Дюркгейм доказал очень убедительно: наш эгоизм желает, чтобы все служило нам — но наполнить смыслом нашу жизнь способно только то, чему служим мы. И служить, он считал, можно только обществу, ибо выше общества нет ничего: даже Бог есть всего лишь символический образ коллектива.

 

Отыскивая какие-то опоры для несчастных, теряющих волю к жизни, невольно добираешься до предметов самых выспренних. Чтобы человек заболел гриппом, необходимы два условия: проникновение микроба в организм и — ослабление иммунной системы. Чтобы человек покончил с собой, с ним должно случиться несчастье и — ослабеть сопротивляющаяся сила духа. Первый фактор все видят очень ясно, о втором же чаще всего не задумываются. А между тем, он-то и есть главный — по крайней мере, статистически выявляется только он: в годы войн, когда количество бед неимоверно возрастает, уровень самоубийств обычно резко снижается. Трагический облик мира наконец-то начинает казаться нормой, возникает Общая Беда, не позволяющая чересчур зацикливаться на собственных…

Работая с несостоявшимися суицидентами, я убедился, что их несчастья хотя и тяжелы, но не более ужасны, чем несчастья тысяч и тысяч людей, не помышляющих всерьез о добровольной гибели, — обычно из-за того, что они сами ответственны за кого-то другого.

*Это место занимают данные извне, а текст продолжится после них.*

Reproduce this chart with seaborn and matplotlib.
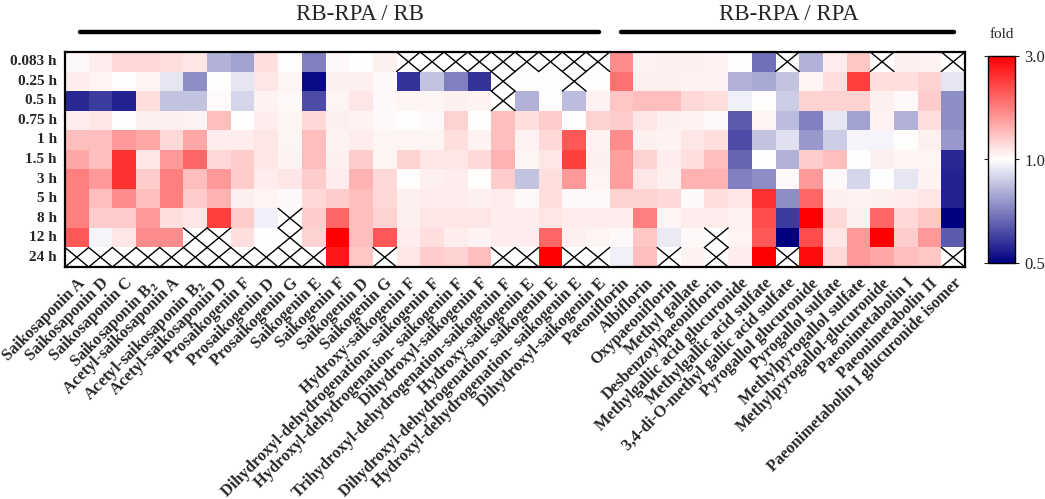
import numpy as np
import pandas as pd
import seaborn as sns
import matplotlib.pyplot as plt
from matplotlib.colors import LinearSegmentedColormap, TwoSlopeNorm
from matplotlib.lines import Line2D

nan = np.nan

times = ["0.083 h", "0.25 h", "0.5 h", "0.75 h", "1 h", "1.5 h", "3 h", "5 h", "8 h", "12 h", "24 h"]

rb_compounds = [
    "Saikosaponin A", "Saikosaponin D", "Saikosaponin C", r"Saikosaponin B$_\mathbf{2}$",
    "Acetyl-saikosaponin A", r"Acetyl-saikosaponin B$_\mathbf{2}$", "Acetyl-saikosaponin D",
    "Prosaikogenin F", "Prosaikogenin D", "Prosaikogenin G", "Saikogenin E", "Saikogenin F",
    "Saikogenin D", "Saikogenin G", "Hydroxy-saikogenin F",
    "Dihydroxyl-dehydrogenation- saikogenin F", "Hydroxyl-dehydrogenation- saikogenin F",
    "Dihydroxyl-saikogenin F", "Trihydroxyl-dehydrogenation-saikogenin F", "Hydroxy-saikogenin E",
    "Dihydroxyl-dehydrogenation- saikogenin E", "Hydroxyl-dehydrogenation- saikogenin E",
    "Dihydroxyl-saikogenin E",
]
rpa_compounds = [
    "Paeoniflorin", "Albiflorin", "Oxypaeoniflorin", "Methyl gallate", "Desbenzoylpaeoniflorin",
    "Methylgallic acid glucuronide", "Methylgallic acid sulfate",
    "3,4-di-O-methyl gallic acid sulfate", "Pyrogallol glucuronide", "Pyrogallol sulfate",
    "Methylpyrogallol sulfate", "Methylpyrogallol-glucuronide", "Paeonimetabolin I",
    "Paeonimetabolin II", "Paeonimetabolin I glucuronide isomer",
]

# fold change, rows = time points (nan = not detected)
rb_fold = [
    [1.05, 1.15, 1.3, 1.3, 1.25, 1.2, 0.85, 0.82, 1.25, 1.03, 0.75, 1.05, 1.0, 1.12, nan, nan, nan, nan, nan, nan, nan, nan, nan],
    [1.15, 1.08, 1.03, 1.08, 0.95, 0.78, 1.02, 0.95, 1.2, 1.08, 0.52, 1.12, 1.12, 1.05, 0.6, 0.88, 0.75, 0.6, nan, 1.02, 1.03, nan, 1.03],
    [0.58, 0.62, 0.57, 1.25, 0.88, 0.88, 1.04, 0.92, 1.1, 1.05, 0.65, 1.08, 1.2, 1.05, 1.08, 1.08, 1.12, 1.1, nan, 0.85, 1.03, 0.87, 1.1],
    [1.15, 1.2, 1.03, 1.12, 1.12, 1.1, 1.5, 1.0, 1.15, 1.08, 1.3, 1.12, 1.1, 1.05, 1.03, 1.05, 1.35, 1.0, 1.5, 1.25, 1.4, 1.03, 1.35],
    [1.5, 1.5, 1.8, 1.7, 1.3, 1.7, 1.15, 1.15, 1.2, 1.08, 1.5, 1.1, 1.15, 1.08, 1.08, 1.08, 1.25, 1.1, 1.5, 1.1, 1.3, 2.3, 1.1],
    [1.7, 1.5, 2.6, 1.2, 1.8, 2.2, 1.3, 1.4, 1.2, 1.1, 1.5, 1.12, 1.4, 1.08, 1.35, 1.2, 1.2, 1.3, 1.6, 1.08, 1.2, 2.5, 1.12],
    [2.0, 1.8, 2.6, 1.4, 2.0, 1.5, 1.8, 1.4, 1.15, 1.2, 1.4, 1.15, 1.6, 1.3, 1.03, 1.12, 1.15, 1.03, 1.4, 0.88, 1.25, 1.8, 1.08],
    [2.0, 1.5, 1.9, 1.5, 2.0, 1.4, 1.6, 1.12, 1.08, 1.05, 1.3, 1.4, 1.5, 1.3, 1.12, 1.15, 1.15, 1.12, 1.15, 1.05, 1.25, 1.05, 1.05],
    [2.0, 1.4, 1.4, 1.8, 1.25, 1.2, 2.5, 1.4, 0.97, nan, 1.4, 2.2, 1.5, 1.35, 1.12, 1.2, 1.2, 1.2, 1.15, 1.15, 1.2, 1.15, 1.15],
    [2.3, 0.98, 1.2, 1.9, 1.9, nan, nan, 1.25, 1.02, nan, 1.35, 3.0, 1.5, 2.3, 1.15, 1.25, 1.15, 1.1, 1.15, 1.15, 2.2, 1.12, 1.08],
    [nan, nan, nan, nan, nan, nan, nan, nan, nan, nan, nan, 2.8, 1.45, nan, 1.2, 1.4, 1.35, 1.5, nan, nan, 3.0, nan, nan],
]
rpa_fold = [
    [1.9, 1.1, 1.12, 1.12, 1.1, 1.03, 0.72, nan, 0.85, 1.15, 1.45, nan, 1.12, 1.1, nan],
    [2.1, 1.12, 1.12, 1.1, 1.1, 0.85, 0.83, 0.88, 1.08, 1.25, 2.5, 1.25, 1.25, 1.35, 0.95],
    [1.45, 1.5, 1.5, 1.3, 1.25, 0.97, 1.03, 0.9, 1.35, 1.35, 1.35, 1.12, 1.05, 1.4, 0.78],
    [1.4, 1.2, 1.12, 1.1, 1.05, 0.68, 1.08, 0.87, 0.75, 0.95, 0.82, 1.1, 0.85, 1.25, 0.78],
    [1.9, 1.12, 1.1, 1.2, 1.25, 0.65, 0.88, 0.94, 0.8, 0.9, 0.98, 0.98, 1.03, 1.12, 0.8],
    [1.75, 1.35, 1.15, 1.25, 1.5, 0.7, 1.0, 0.85, 1.4, 1.5, 1.0, 1.12, 1.08, 1.08, 0.58],
    [1.75, 1.2, 1.12, 1.6, 1.6, 0.75, 0.78, 1.05, 1.8, 1.05, 0.92, 1.0, 0.95, 1.1, 0.57],
    [1.35, 1.35, 1.3, 1.05, 1.25, 1.2, 2.6, 0.78, 2.2, 1.12, 1.1, 1.12, 1.15, 1.2, 0.57],
    [1.15, 2.0, 1.08, 1.15, 1.15, 1.1, 2.4, 0.62, 3.0, 1.3, 1.12, 2.2, 1.3, 1.45, 0.5],
    [1.05, 1.45, 0.96, 1.05, nan, 1.08, 2.3, 0.5, 2.4, 1.2, 1.8, 3.0, 1.4, 1.8, 0.68],
    [0.97, 1.5, nan, 1.1, nan, 1.15, 3.0, nan, 2.9, 1.3, 1.8, 1.7, 1.5, 1.45, nan],
]

df = pd.DataFrame(np.hstack([np.array(rb_fold), np.array(rpa_fold)]),
                  index=times, columns=rb_compounds + rpa_compounds)

sns.set_style("white")
plt.rcParams['font.family'] = ['Liberation Serif', 'DejaVu Serif']
plt.rcParams['mathtext.fontset'] = 'stix'

W, H = 1045, 499
fig = plt.figure(figsize=(W / 100, H / 100), dpi=100)
ax = fig.add_axes([65 / W, 1 - 267 / H, 900 / W, 215 / H])
cax = fig.add_axes([988 / W, 1 - 263 / H, 27 / W, 207 / H])

cmap = LinearSegmentedColormap.from_list("fold", ["#000080", "#ffffff", "#ff0000"])
norm = TwoSlopeNorm(vmin=0.5, vcenter=1.0, vmax=3.0)

sns.heatmap(df, ax=ax, cmap=cmap, norm=norm, cbar_ax=cax, linewidths=0,
            cbar_kws={"ticks": [0.5, 1.0, 3.0], "format": "%.1f"})

# crosses for missing values
vals = df.values
for i in range(vals.shape[0]):
    for j in range(vals.shape[1]):
        if np.isnan(vals[i, j]):
            ax.plot([j, j + 1], [i, i + 1], color="black", lw=1)
            ax.plot([j, j + 1], [i + 1, i], color="black", lw=1)

for s in ax.spines.values():
    s.set_visible(True)
    s.set_linewidth(1.6)
    s.set_color("black")

ax.tick_params(length=0, pad=6)
ax.set_xlabel("")
ax.set_ylabel("")
ax.set_yticklabels(times, rotation=0, fontsize=11, fontweight="bold")
ax.set_xticklabels(df.columns, rotation=45, ha="right", rotation_mode="anchor",
                   fontsize=11.8, fontweight="bold")

cax.tick_params(labelsize=12, length=3, width=0.8, left=True, right=True, direction="out")
cbar = ax.collections[0].colorbar
cbar.outline.set_linewidth(1)
cbar.outline.set_edgecolor("black")
fig.text(1002 / W, 1 - 35 / H, "fold", ha="center", va="center", fontsize=11)

# group headers
fig.text(360 / W, 1 - 20 / H, "RB-RPA / RB", ha="center", va="baseline", fontsize=16.5)
fig.text(789 / W, 1 - 20 / H, "RB-RPA / RPA", ha="center", va="baseline", fontsize=16.5)
fig.add_artist(Line2D([80 / W, 599 / W], [1 - 32 / H, 1 - 32 / H], color="black", lw=3.2))
fig.add_artist(Line2D([621 / W, 954 / W], [1 - 32 / H, 1 - 32 / H], color="black", lw=3.2))

fig.savefig("out.png", dpi=100)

Однако из практической работы с отчаявшимися людьми я вынес еще одно важное наблюдение: людей добивает не столько само несчастье, сколько ничтожность, некрасивость этого несчастья. И если мне удавалось сформировать у человека красивый образ своей трагедии, это уже становилось серьезным шагом, уводящим его от пропасти.

Иначе говоря, слова Достоевского о спасительности красоты обладают самым что ни на есть прикладным значением: красота действительно спасает нас. Красота не только нас самих и наших близких, но и красота страны, красота мира, в котором мы живем.